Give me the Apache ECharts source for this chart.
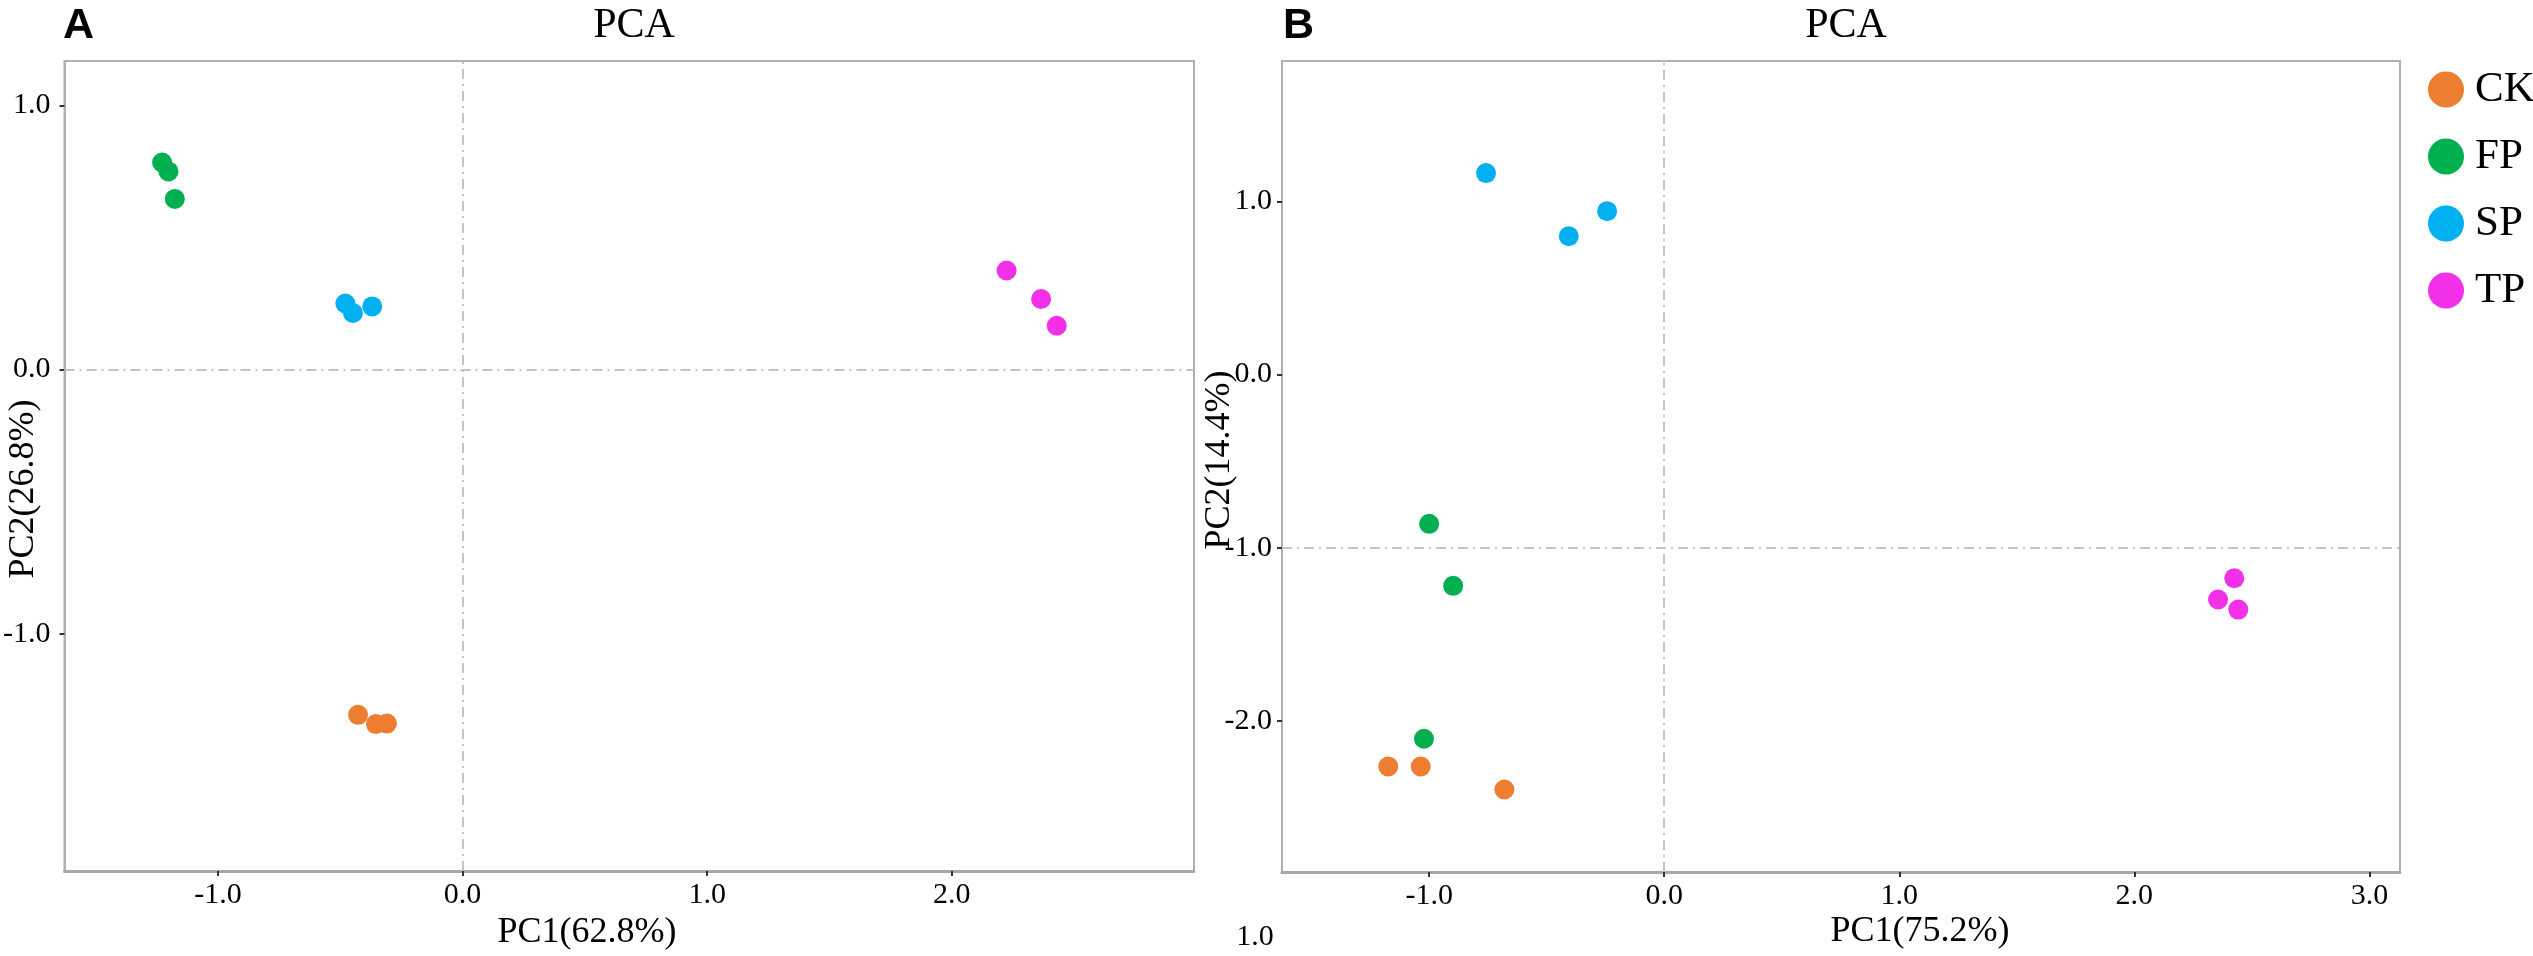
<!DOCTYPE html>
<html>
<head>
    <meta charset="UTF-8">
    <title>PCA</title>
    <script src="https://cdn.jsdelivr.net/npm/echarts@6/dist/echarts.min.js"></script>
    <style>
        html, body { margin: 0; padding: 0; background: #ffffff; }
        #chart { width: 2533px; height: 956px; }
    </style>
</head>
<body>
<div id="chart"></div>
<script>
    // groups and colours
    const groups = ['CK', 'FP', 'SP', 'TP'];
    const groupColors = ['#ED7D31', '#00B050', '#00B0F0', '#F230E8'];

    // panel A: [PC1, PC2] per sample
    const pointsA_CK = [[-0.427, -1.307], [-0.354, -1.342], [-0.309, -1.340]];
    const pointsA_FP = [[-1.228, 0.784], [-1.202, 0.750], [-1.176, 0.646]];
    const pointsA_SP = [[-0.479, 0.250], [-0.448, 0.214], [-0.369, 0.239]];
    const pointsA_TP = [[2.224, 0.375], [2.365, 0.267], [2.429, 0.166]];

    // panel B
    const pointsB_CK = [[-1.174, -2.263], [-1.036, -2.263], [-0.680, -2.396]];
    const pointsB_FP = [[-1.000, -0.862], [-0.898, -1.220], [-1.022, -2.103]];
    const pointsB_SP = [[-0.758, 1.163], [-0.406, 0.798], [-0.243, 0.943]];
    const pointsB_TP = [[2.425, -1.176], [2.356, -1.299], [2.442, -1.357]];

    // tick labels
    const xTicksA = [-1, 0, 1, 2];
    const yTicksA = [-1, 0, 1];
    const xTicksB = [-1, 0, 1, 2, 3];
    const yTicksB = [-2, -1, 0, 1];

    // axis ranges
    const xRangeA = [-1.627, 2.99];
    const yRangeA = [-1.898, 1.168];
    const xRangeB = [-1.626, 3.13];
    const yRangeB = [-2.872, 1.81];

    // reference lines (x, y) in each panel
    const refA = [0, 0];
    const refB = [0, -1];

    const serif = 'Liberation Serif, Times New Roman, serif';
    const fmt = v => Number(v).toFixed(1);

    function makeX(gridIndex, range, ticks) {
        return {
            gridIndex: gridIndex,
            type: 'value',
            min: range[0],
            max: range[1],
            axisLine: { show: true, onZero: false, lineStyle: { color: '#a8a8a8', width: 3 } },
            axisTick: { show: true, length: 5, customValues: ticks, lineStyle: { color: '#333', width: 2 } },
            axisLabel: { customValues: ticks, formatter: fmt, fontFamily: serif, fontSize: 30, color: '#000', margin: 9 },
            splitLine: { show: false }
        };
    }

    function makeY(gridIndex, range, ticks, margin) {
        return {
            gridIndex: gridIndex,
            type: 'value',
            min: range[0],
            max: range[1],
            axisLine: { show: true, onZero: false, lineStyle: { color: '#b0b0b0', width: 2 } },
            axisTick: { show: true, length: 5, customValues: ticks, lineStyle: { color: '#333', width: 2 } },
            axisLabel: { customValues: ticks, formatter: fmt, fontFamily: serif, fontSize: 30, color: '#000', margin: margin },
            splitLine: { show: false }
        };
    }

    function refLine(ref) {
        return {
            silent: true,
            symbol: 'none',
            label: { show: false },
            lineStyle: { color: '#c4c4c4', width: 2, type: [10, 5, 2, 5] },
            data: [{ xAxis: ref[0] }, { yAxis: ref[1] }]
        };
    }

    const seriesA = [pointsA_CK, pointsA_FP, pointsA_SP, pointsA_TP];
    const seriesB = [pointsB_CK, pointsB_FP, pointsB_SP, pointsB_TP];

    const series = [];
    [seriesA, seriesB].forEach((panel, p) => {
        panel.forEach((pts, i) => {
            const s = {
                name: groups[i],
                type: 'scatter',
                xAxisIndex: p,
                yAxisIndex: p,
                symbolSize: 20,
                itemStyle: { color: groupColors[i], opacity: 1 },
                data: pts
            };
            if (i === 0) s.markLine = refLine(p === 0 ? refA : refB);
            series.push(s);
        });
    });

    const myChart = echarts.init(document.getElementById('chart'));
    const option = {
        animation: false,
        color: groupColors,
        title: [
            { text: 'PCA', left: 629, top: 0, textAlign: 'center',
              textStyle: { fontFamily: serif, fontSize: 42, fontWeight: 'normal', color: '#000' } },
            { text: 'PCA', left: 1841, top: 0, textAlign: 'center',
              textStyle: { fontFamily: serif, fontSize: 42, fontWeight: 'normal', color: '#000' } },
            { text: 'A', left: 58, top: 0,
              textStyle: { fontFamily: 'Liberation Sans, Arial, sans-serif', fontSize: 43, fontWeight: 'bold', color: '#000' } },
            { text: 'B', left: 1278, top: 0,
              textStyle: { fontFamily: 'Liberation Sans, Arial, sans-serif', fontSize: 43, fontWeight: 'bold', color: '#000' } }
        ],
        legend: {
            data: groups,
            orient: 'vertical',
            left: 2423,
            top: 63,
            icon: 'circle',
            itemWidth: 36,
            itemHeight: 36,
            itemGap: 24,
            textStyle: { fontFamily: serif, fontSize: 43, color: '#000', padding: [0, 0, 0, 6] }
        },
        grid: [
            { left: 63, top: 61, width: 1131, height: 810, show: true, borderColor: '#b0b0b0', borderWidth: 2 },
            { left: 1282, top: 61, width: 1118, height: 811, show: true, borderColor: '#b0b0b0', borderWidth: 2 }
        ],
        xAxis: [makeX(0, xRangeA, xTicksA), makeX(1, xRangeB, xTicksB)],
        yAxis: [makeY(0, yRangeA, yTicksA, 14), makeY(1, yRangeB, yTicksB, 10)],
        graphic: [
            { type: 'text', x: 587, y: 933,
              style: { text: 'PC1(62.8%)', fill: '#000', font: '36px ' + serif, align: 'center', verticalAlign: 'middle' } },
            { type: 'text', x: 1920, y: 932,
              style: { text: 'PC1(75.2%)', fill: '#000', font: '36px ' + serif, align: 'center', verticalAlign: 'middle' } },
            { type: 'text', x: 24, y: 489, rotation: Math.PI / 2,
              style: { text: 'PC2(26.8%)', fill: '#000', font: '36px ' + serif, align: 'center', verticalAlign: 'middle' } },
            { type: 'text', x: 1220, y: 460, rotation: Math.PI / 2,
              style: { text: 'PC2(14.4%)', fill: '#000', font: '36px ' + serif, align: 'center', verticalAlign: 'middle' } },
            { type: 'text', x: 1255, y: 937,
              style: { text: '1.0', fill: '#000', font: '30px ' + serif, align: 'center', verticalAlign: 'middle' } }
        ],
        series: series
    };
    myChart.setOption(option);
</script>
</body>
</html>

★ ★ ★ ★ ★

- **SHORT EXERCISE**: Retype the listing exactly. Pictures do not belong in the copy.

- **OUTPUT OF THE EXERCISE**:
Give me the Apache ECharts source for this chart.
<!DOCTYPE html>
<html>
<head>
    <meta charset="UTF-8">
    <title>PCA</title>
    <script src="https://cdn.jsdelivr.net/npm/echarts@6/dist/echarts.min.js"></script>
    <style>
        html, body { margin: 0; padding: 0; background: #ffffff; }
        #chart { width: 2533px; height: 956px; }
    </style>
</head>
<body>
<div id="chart"></div>
<script>
    // groups and colours
    const groups = ['CK', 'FP', 'SP', 'TP'];
    const groupColors = ['#ED7D31', '#00B050', '#00B0F0', '#F230E8'];

    // panel A: [PC1, PC2] per sample
    const pointsA_CK = [[-0.427, -1.307], [-0.354, -1.342], [-0.309, -1.340]];
    const pointsA_FP = [[-1.228, 0.784], [-1.202, 0.750], [-1.176, 0.646]];
    const pointsA_SP = [[-0.479, 0.250], [-0.448, 0.214], [-0.369, 0.239]];
    const pointsA_TP = [[2.224, 0.375], [2.365, 0.267], [2.429, 0.166]];

    // panel B
    const pointsB_CK = [[-1.174, -2.263], [-1.036, -2.263], [-0.680, -2.396]];
    const pointsB_FP = [[-1.000, -0.862], [-0.898, -1.220], [-1.022, -2.103]];
    const pointsB_SP = [[-0.758, 1.163], [-0.406, 0.798], [-0.243, 0.943]];
    const pointsB_TP = [[2.425, -1.176], [2.356, -1.299], [2.442, -1.357]];

    // tick labels
    const xTicksA = [-1, 0, 1, 2];
    const yTicksA = [-1, 0, 1];
    const xTicksB = [-1, 0, 1, 2, 3];
    const yTicksB = [-2, -1, 0, 1];

    // axis ranges
    const xRangeA = [-1.627, 2.99];
    const yRangeA = [-1.898, 1.168];
    const xRangeB = [-1.626, 3.13];
    const yRangeB = [-2.872, 1.81];

    // reference lines (x, y) in each panel
    const refA = [0, 0];
    const refB = [0, -1];

    const serif = 'Liberation Serif, Times New Roman, serif';
    const fmt = v => Number(v).toFixed(1);

    function makeX(gridIndex, range, ticks) {
        return {
            gridIndex: gridIndex,
            type: 'value',
            min: range[0],
            max: range[1],
            axisLine: { show: true, onZero: false, lineStyle: { color: '#a8a8a8', width: 3 } },
            axisTick: { show: true, length: 5, customValues: ticks, lineStyle: { color: '#333', width: 2 } },
            axisLabel: { customValues: ticks, formatter: fmt, fontFamily: serif, fontSize: 30, color: '#000', margin: 9 },
            splitLine: { show: false }
        };
    }

    function makeY(gridIndex, range, ticks, margin) {
        return {
            gridIndex: gridIndex,
            type: 'value',
            min: range[0],
            max: range[1],
            axisLine: { show: true, onZero: false, lineStyle: { color: '#b0b0b0', width: 2 } },
            axisTick: { show: true, length: 5, customValues: ticks, lineStyle: { color: '#333', width: 2 } },
            axisLabel: { customValues: ticks, formatter: fmt, fontFamily: serif, fontSize: 30, color: '#000', margin: margin },
            splitLine: { show: false }
        };
    }

    function refLine(ref) {
        return {
            silent: true,
            symbol: 'none',
            label: { show: false },
            lineStyle: { color: '#c4c4c4', width: 2, type: [10, 5, 2, 5] },
            data: [{ xAxis: ref[0] }, { yAxis: ref[1] }]
        };
    }

    const seriesA = [pointsA_CK, pointsA_FP, pointsA_SP, pointsA_TP];
    const seriesB = [pointsB_CK, pointsB_FP, pointsB_SP, pointsB_TP];

    const series = [];
    [seriesA, seriesB].forEach((panel, p) => {
        panel.forEach((pts, i) => {
            const s = {
                name: groups[i],
                type: 'scatter',
                xAxisIndex: p,
                yAxisIndex: p,
                symbolSize: 20,
                itemStyle: { color: groupColors[i], opacity: 1 },
                data: pts
            };
            if (i === 0) s.markLine = refLine(p === 0 ? refA : refB);
            series.push(s);
        });
    });

    const myChart = echarts.init(document.getElementById('chart'));
    const option = {
        animation: false,
        color: groupColors,
        title: [
            { text: 'PCA', left: 629, top: 0, textAlign: 'center',
              textStyle: { fontFamily: serif, fontSize: 42, fontWeight: 'normal', color: '#000' } },
            { text: 'PCA', left: 1841, top: 0, textAlign: 'center',
              textStyle: { fontFamily: serif, fontSize: 42, fontWeight: 'normal', color: '#000' } },
            { text: 'A', left: 58, top: 0,
              textStyle: { fontFamily: 'Liberation Sans, Arial, sans-serif', fontSize: 43, fontWeight: 'bold', color: '#000' } },
            { text: 'B', left: 1278, top: 0,
              textStyle: { fontFamily: 'Liberation Sans, Arial, sans-serif', fontSize: 43, fontWeight: 'bold', color: '#000' } }
        ],
        legend: {
            data: groups,
            orient: 'vertical',
            left: 2423,
            top: 63,
            icon: 'circle',
            itemWidth: 36,
            itemHeight: 36,
            itemGap: 24,
            textStyle: { fontFamily: serif, fontSize: 43, color: '#000', padding: [0, 0, 0, 6] }
        },
        grid: [
            { left: 63, top: 61, width: 1131, height: 810, show: true, borderColor: '#b0b0b0', borderWidth: 2 },
            { left: 1282, top: 61, width: 1118, height: 811, show: true, borderColor: '#b0b0b0', borderWidth: 2 }
        ],
        xAxis: [makeX(0, xRangeA, xTicksA), makeX(1, xRangeB, xTicksB)],
        yAxis: [makeY(0, yRangeA, yTicksA, 14), makeY(1, yRangeB, yTicksB, 10)],
        graphic: [
            { type: 'text', x: 587, y: 933,
              style: { text: 'PC1(62.8%)', fill: '#000', font: '36px ' + serif, align: 'center', verticalAlign: 'middle' } },
            { type: 'text', x: 1920, y: 932,
              style: { text: 'PC1(75.2%)', fill: '#000', font: '36px ' + serif, align: 'center', verticalAlign: 'middle' } },
            { type: 'text', x: 24, y: 489, rotation: Math.PI / 2,
              style: { text: 'PC2(26.8%)', fill: '#000', font: '36px ' + serif, align: 'center', verticalAlign: 'middle' } },
            { type: 'text', x: 1220, y: 460, rotation: Math.PI / 2,
              style: { text: 'PC2(14.4%)', fill: '#000', font: '36px ' + serif, align: 'center', verticalAlign: 'middle' } },
            { type: 'text', x: 1255, y: 937,
              style: { text: '1.0', fill: '#000', font: '30px ' + serif, align: 'center', verticalAlign: 'middle' } }
        ],
        series: series
    };
    myChart.setOption(option);
</script>
</body>
</html>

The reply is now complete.